PROBLEM REQUIREMENTS. From the entries below, print exactly the span beginning with the line holding "Generate a web" and ending with the line holding "const yMinorTicks = d3.range(0, 2001, 100);", endpoints included, and skip any pictures.

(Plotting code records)
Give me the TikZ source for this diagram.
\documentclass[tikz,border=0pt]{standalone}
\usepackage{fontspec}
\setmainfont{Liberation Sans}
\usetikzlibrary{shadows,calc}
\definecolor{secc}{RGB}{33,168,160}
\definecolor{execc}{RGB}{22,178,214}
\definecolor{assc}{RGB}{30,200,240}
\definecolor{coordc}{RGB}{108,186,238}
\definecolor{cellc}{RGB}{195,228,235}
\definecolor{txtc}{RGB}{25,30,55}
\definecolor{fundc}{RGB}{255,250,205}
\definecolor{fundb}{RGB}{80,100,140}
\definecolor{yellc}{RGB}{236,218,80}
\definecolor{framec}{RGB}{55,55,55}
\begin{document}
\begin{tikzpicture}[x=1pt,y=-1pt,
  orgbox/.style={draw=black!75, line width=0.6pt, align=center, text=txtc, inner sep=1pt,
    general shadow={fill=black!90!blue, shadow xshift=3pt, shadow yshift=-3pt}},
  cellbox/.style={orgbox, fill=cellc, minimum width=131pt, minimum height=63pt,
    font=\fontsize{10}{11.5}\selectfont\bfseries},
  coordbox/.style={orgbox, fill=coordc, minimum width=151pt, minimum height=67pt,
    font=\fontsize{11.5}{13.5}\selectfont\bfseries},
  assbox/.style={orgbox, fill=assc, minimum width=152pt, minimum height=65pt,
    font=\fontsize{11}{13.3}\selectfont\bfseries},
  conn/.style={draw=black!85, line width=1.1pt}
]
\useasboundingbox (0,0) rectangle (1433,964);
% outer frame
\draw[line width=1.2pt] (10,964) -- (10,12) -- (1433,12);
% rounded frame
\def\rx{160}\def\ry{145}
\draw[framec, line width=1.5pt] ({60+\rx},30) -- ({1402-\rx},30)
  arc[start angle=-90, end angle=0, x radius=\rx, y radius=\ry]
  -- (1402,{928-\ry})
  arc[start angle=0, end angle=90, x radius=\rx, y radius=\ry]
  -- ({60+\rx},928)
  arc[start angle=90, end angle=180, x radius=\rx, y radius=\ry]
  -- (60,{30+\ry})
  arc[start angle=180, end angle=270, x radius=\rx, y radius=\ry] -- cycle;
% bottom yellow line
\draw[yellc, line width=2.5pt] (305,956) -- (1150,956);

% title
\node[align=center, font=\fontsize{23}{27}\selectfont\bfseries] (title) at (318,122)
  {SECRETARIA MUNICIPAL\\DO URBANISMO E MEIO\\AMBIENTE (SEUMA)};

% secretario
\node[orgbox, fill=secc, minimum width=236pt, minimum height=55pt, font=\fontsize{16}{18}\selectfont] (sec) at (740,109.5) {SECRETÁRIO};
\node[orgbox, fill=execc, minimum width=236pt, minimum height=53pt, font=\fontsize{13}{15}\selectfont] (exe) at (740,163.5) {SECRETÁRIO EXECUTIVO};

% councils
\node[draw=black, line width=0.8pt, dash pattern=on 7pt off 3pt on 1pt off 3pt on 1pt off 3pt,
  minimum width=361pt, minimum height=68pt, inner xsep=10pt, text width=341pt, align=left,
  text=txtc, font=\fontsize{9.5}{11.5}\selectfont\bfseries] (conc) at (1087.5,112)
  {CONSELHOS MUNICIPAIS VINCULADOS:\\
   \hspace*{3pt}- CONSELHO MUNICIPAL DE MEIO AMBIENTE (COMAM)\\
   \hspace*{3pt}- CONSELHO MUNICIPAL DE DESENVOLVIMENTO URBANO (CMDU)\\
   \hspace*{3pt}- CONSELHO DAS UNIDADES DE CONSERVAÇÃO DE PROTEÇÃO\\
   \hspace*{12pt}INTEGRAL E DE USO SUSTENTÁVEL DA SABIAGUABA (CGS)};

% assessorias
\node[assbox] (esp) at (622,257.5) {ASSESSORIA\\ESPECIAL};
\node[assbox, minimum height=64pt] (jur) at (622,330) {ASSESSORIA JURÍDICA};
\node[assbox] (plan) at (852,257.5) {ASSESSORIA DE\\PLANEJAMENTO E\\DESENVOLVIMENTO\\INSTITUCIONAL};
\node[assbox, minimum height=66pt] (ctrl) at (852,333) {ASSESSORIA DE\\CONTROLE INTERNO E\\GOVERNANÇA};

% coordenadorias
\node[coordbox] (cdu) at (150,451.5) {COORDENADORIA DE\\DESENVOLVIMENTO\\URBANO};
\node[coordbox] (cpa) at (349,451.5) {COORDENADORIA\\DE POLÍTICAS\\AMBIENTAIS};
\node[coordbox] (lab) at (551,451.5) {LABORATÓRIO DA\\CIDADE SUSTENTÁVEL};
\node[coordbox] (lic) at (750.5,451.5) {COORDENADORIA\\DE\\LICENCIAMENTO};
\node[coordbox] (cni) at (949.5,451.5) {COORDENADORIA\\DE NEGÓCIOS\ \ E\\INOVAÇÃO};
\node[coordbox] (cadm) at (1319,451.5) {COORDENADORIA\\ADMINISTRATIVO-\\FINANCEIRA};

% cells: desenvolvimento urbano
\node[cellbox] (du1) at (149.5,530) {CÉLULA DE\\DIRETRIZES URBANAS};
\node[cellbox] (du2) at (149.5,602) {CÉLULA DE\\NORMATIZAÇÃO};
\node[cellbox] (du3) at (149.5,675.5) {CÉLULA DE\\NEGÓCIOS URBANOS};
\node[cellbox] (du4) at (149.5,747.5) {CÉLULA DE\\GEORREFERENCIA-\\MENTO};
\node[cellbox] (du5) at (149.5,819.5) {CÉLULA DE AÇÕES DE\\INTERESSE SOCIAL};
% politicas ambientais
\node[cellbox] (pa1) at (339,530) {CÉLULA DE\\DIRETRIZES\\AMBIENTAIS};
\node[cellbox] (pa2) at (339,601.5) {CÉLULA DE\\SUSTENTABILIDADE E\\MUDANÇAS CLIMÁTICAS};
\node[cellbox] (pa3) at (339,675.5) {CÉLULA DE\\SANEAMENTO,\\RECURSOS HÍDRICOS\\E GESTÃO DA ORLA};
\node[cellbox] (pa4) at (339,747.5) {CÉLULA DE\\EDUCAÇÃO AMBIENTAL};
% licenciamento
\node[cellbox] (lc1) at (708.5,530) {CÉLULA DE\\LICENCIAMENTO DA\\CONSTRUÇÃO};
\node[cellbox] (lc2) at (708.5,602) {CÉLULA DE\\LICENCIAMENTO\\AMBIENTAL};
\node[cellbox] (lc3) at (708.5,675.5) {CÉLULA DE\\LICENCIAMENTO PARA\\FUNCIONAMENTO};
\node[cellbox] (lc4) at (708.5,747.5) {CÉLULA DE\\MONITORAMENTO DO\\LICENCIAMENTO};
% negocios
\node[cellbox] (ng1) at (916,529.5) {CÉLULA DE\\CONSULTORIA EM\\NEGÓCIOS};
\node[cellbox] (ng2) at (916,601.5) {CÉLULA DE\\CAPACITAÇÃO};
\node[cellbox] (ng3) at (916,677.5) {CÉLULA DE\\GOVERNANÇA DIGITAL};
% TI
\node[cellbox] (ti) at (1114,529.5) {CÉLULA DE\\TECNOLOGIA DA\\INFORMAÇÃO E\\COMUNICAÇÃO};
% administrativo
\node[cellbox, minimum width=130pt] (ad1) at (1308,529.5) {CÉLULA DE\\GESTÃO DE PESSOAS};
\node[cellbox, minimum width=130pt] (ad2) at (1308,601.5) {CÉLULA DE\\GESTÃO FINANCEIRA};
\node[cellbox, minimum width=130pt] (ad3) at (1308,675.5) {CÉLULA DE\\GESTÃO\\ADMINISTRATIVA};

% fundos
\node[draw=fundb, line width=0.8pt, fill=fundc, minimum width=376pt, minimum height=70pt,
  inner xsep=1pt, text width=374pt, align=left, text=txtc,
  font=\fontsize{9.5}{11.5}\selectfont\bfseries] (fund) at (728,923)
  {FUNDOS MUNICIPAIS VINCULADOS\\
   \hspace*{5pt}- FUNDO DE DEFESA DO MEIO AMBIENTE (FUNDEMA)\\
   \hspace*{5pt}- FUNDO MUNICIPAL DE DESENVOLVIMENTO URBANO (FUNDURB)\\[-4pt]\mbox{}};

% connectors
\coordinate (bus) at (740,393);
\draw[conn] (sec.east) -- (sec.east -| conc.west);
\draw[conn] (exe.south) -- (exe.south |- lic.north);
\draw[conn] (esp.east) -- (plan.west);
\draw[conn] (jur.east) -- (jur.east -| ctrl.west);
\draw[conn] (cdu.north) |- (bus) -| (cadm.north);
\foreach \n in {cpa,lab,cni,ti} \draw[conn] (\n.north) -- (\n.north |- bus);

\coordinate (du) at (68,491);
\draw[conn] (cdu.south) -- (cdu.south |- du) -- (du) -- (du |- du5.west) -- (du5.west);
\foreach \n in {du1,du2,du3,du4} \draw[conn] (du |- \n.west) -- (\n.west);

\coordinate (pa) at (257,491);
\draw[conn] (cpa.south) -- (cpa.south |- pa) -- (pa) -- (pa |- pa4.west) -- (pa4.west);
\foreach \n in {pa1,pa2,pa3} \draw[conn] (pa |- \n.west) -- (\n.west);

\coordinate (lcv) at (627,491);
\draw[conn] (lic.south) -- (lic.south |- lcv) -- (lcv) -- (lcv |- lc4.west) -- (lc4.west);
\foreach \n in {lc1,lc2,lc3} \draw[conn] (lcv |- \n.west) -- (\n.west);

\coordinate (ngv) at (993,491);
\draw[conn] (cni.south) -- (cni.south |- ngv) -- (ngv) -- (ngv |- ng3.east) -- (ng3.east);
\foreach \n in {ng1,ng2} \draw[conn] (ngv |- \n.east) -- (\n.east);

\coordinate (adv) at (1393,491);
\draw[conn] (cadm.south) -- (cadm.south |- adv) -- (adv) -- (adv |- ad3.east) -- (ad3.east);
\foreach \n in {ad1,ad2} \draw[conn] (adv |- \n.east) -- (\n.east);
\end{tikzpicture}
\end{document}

--

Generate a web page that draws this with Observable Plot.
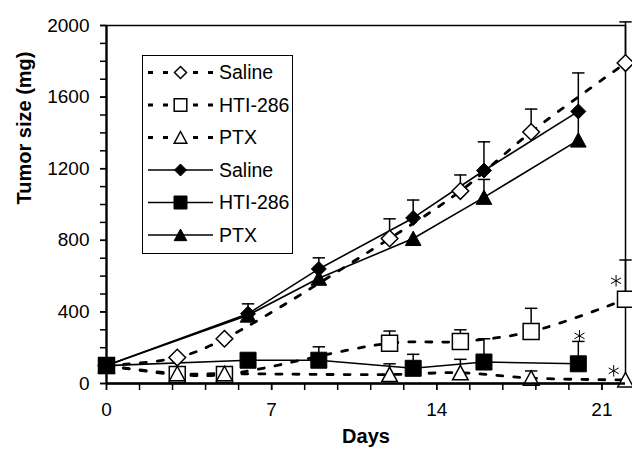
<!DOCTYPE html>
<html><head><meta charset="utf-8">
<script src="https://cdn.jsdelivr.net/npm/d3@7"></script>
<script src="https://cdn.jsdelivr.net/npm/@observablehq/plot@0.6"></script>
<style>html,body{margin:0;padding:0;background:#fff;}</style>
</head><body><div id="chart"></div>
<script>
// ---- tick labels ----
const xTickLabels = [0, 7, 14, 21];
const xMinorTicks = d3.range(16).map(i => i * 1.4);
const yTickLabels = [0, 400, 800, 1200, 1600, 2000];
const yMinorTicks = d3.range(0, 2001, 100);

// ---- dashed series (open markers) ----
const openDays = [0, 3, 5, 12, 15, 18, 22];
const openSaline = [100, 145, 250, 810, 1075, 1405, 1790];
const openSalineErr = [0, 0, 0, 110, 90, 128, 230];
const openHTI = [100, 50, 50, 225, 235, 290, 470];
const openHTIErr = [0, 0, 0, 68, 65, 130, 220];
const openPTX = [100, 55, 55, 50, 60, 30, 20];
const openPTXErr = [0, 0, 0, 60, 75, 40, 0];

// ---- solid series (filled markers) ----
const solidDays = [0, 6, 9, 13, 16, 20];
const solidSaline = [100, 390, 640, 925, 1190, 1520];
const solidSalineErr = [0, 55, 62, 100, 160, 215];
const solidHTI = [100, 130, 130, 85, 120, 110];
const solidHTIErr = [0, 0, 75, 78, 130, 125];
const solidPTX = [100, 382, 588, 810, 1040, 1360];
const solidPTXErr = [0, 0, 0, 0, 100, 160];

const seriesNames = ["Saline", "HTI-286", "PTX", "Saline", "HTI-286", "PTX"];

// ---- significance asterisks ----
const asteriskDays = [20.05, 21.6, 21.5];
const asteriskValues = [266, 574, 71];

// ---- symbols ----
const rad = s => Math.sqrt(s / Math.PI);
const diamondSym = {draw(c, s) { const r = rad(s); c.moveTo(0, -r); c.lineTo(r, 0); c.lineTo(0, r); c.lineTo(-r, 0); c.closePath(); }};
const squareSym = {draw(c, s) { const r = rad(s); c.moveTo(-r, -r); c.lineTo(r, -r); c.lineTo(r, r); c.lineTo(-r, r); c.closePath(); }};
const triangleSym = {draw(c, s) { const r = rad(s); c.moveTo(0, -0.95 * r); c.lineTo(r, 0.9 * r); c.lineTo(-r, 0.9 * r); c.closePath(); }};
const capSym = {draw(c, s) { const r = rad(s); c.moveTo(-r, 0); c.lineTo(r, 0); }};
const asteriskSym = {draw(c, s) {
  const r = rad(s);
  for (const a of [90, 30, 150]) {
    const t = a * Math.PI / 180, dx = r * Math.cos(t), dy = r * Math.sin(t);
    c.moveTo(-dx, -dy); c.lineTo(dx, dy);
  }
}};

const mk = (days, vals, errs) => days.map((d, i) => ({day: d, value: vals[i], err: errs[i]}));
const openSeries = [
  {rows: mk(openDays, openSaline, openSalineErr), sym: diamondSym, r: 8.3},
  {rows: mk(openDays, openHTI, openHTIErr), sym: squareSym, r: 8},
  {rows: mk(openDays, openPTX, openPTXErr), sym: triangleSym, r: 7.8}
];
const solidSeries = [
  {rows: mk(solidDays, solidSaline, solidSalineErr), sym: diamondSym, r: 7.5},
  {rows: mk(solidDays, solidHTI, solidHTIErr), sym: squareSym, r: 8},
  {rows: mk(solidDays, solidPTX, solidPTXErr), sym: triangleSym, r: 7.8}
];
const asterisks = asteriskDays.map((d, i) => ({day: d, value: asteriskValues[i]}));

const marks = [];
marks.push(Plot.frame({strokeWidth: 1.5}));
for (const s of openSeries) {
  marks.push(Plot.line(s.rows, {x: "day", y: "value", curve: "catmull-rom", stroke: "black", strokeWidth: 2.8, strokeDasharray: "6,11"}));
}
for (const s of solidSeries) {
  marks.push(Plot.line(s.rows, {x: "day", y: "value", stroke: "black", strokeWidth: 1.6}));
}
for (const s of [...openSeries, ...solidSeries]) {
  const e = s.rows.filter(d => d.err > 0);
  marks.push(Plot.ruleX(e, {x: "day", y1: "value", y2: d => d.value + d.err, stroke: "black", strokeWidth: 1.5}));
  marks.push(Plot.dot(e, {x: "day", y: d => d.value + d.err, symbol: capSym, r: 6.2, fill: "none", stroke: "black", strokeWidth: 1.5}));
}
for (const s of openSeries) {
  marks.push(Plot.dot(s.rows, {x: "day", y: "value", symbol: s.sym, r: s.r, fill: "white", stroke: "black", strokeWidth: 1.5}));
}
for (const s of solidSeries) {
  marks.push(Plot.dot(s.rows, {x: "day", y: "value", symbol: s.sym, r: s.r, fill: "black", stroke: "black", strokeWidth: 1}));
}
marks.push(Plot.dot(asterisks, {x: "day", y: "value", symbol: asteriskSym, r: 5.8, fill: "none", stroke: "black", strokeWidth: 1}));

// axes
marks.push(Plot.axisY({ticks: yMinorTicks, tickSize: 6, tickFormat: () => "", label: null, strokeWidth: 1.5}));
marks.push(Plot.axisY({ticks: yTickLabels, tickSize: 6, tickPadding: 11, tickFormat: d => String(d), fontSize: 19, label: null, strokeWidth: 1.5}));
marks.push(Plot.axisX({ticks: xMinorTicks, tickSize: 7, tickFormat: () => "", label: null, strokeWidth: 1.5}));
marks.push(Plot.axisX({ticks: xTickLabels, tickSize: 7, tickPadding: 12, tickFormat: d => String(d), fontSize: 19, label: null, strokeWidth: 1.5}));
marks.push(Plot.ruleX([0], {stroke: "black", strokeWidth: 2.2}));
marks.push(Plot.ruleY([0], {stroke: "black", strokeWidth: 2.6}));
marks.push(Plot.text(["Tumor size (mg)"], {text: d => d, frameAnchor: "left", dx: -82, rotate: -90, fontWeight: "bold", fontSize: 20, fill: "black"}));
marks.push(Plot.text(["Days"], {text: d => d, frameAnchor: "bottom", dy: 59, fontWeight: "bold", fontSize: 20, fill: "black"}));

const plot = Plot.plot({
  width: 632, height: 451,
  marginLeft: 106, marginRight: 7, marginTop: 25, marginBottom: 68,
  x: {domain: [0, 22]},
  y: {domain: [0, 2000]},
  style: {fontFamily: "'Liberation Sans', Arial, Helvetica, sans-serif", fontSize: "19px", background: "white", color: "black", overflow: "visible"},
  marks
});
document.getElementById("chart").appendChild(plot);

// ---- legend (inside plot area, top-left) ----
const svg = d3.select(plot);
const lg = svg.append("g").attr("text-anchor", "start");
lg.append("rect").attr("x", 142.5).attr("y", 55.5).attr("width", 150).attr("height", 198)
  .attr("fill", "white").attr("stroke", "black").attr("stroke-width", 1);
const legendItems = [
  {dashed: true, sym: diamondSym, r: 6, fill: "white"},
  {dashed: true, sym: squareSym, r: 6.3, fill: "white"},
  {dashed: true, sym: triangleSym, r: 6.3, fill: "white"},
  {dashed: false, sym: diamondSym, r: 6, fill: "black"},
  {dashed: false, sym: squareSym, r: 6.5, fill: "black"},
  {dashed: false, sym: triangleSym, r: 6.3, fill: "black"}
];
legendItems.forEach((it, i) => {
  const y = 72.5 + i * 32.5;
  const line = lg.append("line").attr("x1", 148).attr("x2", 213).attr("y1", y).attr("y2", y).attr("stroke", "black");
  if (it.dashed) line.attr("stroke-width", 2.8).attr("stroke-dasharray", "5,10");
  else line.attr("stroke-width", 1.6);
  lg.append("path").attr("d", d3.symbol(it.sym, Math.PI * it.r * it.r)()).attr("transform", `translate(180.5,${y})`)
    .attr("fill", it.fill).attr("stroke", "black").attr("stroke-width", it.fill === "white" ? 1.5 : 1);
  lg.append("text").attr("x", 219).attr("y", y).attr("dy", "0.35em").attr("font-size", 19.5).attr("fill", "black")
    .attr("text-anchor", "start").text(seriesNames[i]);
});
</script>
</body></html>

RESPONSE TO THIS TASK.
Generate a web page that draws this with Observable Plot.
<!DOCTYPE html>
<html><head><meta charset="utf-8">
<script src="https://cdn.jsdelivr.net/npm/d3@7"></script>
<script src="https://cdn.jsdelivr.net/npm/@observablehq/plot@0.6"></script>
<style>html,body{margin:0;padding:0;background:#fff;}</style>
</head><body><div id="chart"></div>
<script>
// ---- tick labels ----
const xTickLabels = [0, 7, 14, 21];
const xMinorTicks = d3.range(16).map(i => i * 1.4);
const yTickLabels = [0, 400, 800, 1200, 1600, 2000];
const yMinorTicks = d3.range(0, 2001, 100);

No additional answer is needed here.